WHAT IS BEING ASKED:
Copy the material that follows word for word and omit its pictures.

PROVIDED DATA:
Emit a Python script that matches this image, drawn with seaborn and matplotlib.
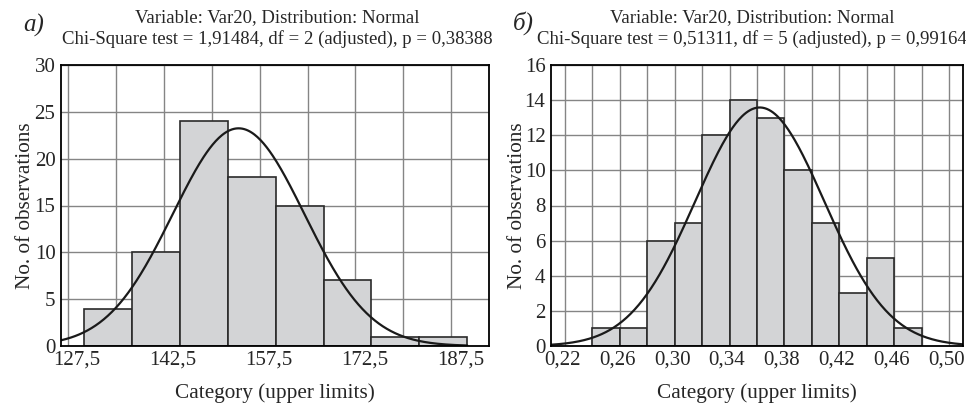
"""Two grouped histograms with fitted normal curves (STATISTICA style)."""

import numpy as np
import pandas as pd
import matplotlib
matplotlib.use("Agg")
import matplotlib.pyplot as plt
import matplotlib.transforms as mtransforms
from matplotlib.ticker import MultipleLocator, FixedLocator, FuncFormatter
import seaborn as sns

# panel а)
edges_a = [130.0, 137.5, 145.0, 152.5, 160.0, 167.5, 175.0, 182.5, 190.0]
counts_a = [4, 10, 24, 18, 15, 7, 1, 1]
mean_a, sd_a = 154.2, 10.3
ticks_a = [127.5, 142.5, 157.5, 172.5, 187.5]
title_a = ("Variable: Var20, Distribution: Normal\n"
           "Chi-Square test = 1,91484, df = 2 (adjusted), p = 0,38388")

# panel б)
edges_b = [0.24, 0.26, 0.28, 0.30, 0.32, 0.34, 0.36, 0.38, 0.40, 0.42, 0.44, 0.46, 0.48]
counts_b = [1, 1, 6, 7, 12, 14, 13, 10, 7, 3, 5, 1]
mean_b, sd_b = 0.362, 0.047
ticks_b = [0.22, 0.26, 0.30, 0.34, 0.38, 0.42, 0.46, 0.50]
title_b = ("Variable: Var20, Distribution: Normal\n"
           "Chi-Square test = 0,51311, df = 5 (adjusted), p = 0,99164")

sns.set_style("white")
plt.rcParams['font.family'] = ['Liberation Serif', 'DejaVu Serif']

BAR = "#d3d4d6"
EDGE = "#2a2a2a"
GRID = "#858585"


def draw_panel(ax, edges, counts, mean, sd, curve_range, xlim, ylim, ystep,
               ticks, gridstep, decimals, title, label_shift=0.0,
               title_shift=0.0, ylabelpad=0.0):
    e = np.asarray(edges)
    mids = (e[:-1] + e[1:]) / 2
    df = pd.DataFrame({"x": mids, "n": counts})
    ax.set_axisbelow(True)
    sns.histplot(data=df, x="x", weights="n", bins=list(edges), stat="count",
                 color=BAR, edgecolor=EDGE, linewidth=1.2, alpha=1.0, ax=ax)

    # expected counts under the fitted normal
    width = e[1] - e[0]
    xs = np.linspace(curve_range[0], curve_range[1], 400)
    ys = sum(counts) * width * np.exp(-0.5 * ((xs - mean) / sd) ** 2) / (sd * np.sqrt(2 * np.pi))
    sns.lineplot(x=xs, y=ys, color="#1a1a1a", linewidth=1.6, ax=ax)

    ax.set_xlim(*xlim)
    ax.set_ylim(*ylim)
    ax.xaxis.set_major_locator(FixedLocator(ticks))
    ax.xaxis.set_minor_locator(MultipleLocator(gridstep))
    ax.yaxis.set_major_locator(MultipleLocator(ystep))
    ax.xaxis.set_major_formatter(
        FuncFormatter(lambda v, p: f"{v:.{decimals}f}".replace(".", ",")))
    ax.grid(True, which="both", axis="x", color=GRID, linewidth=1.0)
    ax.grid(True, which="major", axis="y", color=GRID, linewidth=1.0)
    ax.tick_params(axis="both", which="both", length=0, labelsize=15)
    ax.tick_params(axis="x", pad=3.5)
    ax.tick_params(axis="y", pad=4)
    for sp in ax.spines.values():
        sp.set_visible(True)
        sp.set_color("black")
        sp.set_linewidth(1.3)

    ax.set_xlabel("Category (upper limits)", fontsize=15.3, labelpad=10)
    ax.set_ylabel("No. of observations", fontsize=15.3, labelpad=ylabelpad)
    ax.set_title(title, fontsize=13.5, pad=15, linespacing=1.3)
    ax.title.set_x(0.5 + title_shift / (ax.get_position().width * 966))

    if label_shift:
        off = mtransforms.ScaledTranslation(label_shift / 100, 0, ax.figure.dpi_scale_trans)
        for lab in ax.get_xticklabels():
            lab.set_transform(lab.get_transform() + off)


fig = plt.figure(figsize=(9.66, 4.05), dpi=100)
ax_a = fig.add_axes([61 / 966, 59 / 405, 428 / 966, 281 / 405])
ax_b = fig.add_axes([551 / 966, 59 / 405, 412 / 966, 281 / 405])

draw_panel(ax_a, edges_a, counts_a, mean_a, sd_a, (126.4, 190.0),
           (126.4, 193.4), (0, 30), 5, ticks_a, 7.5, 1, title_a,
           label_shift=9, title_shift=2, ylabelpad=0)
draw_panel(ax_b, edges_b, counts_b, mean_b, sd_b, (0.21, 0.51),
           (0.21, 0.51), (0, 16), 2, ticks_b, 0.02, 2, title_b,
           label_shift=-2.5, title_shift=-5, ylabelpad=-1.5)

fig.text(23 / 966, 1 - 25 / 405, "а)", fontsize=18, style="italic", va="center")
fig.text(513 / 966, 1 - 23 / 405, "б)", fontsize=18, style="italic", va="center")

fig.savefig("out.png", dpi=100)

RESPONSE:
Emit a Python script that matches this image, drawn with seaborn and matplotlib.
"""Two grouped histograms with fitted normal curves (STATISTICA style)."""

import numpy as np
import pandas as pd
import matplotlib
matplotlib.use("Agg")
import matplotlib.pyplot as plt
import matplotlib.transforms as mtransforms
from matplotlib.ticker import MultipleLocator, FixedLocator, FuncFormatter
import seaborn as sns

# panel а)
edges_a = [130.0, 137.5, 145.0, 152.5, 160.0, 167.5, 175.0, 182.5, 190.0]
counts_a = [4, 10, 24, 18, 15, 7, 1, 1]
mean_a, sd_a = 154.2, 10.3
ticks_a = [127.5, 142.5, 157.5, 172.5, 187.5]
title_a = ("Variable: Var20, Distribution: Normal\n"
           "Chi-Square test = 1,91484, df = 2 (adjusted), p = 0,38388")

# panel б)
edges_b = [0.24, 0.26, 0.28, 0.30, 0.32, 0.34, 0.36, 0.38, 0.40, 0.42, 0.44, 0.46, 0.48]
counts_b = [1, 1, 6, 7, 12, 14, 13, 10, 7, 3, 5, 1]
mean_b, sd_b = 0.362, 0.047
ticks_b = [0.22, 0.26, 0.30, 0.34, 0.38, 0.42, 0.46, 0.50]
title_b = ("Variable: Var20, Distribution: Normal\n"
           "Chi-Square test = 0,51311, df = 5 (adjusted), p = 0,99164")

sns.set_style("white")
plt.rcParams['font.family'] = ['Liberation Serif', 'DejaVu Serif']

BAR = "#d3d4d6"
EDGE = "#2a2a2a"
GRID = "#858585"


def draw_panel(ax, edges, counts, mean, sd, curve_range, xlim, ylim, ystep,
               ticks, gridstep, decimals, title, label_shift=0.0,
               title_shift=0.0, ylabelpad=0.0):
    e = np.asarray(edges)
    mids = (e[:-1] + e[1:]) / 2
    df = pd.DataFrame({"x": mids, "n": counts})
    ax.set_axisbelow(True)
    sns.histplot(data=df, x="x", weights="n", bins=list(edges), stat="count",
                 color=BAR, edgecolor=EDGE, linewidth=1.2, alpha=1.0, ax=ax)

    # expected counts under the fitted normal
    width = e[1] - e[0]
    xs = np.linspace(curve_range[0], curve_range[1], 400)
    ys = sum(counts) * width * np.exp(-0.5 * ((xs - mean) / sd) ** 2) / (sd * np.sqrt(2 * np.pi))
    sns.lineplot(x=xs, y=ys, color="#1a1a1a", linewidth=1.6, ax=ax)

    ax.set_xlim(*xlim)
    ax.set_ylim(*ylim)
    ax.xaxis.set_major_locator(FixedLocator(ticks))
    ax.xaxis.set_minor_locator(MultipleLocator(gridstep))
    ax.yaxis.set_major_locator(MultipleLocator(ystep))
    ax.xaxis.set_major_formatter(
        FuncFormatter(lambda v, p: f"{v:.{decimals}f}".replace(".", ",")))
    ax.grid(True, which="both", axis="x", color=GRID, linewidth=1.0)
    ax.grid(True, which="major", axis="y", color=GRID, linewidth=1.0)
    ax.tick_params(axis="both", which="both", length=0, labelsize=15)
    ax.tick_params(axis="x", pad=3.5)
    ax.tick_params(axis="y", pad=4)
    for sp in ax.spines.values():
        sp.set_visible(True)
        sp.set_color("black")
        sp.set_linewidth(1.3)

    ax.set_xlabel("Category (upper limits)", fontsize=15.3, labelpad=10)
    ax.set_ylabel("No. of observations", fontsize=15.3, labelpad=ylabelpad)
    ax.set_title(title, fontsize=13.5, pad=15, linespacing=1.3)
    ax.title.set_x(0.5 + title_shift / (ax.get_position().width * 966))

    if label_shift:
        off = mtransforms.ScaledTranslation(label_shift / 100, 0, ax.figure.dpi_scale_trans)
        for lab in ax.get_xticklabels():
            lab.set_transform(lab.get_transform() + off)


fig = plt.figure(figsize=(9.66, 4.05), dpi=100)
ax_a = fig.add_axes([61 / 966, 59 / 405, 428 / 966, 281 / 405])
ax_b = fig.add_axes([551 / 966, 59 / 405, 412 / 966, 281 / 405])

draw_panel(ax_a, edges_a, counts_a, mean_a, sd_a, (126.4, 190.0),
           (126.4, 193.4), (0, 30), 5, ticks_a, 7.5, 1, title_a,
           label_shift=9, title_shift=2, ylabelpad=0)
draw_panel(ax_b, edges_b, counts_b, mean_b, sd_b, (0.21, 0.51),
           (0.21, 0.51), (0, 16), 2, ticks_b, 0.02, 2, title_b,
           label_shift=-2.5, title_shift=-5, ylabelpad=-1.5)

fig.text(23 / 966, 1 - 25 / 405, "а)", fontsize=18, style="italic", va="center")
fig.text(513 / 966, 1 - 23 / 405, "б)", fontsize=18, style="italic", va="center")

fig.savefig("out.png", dpi=100)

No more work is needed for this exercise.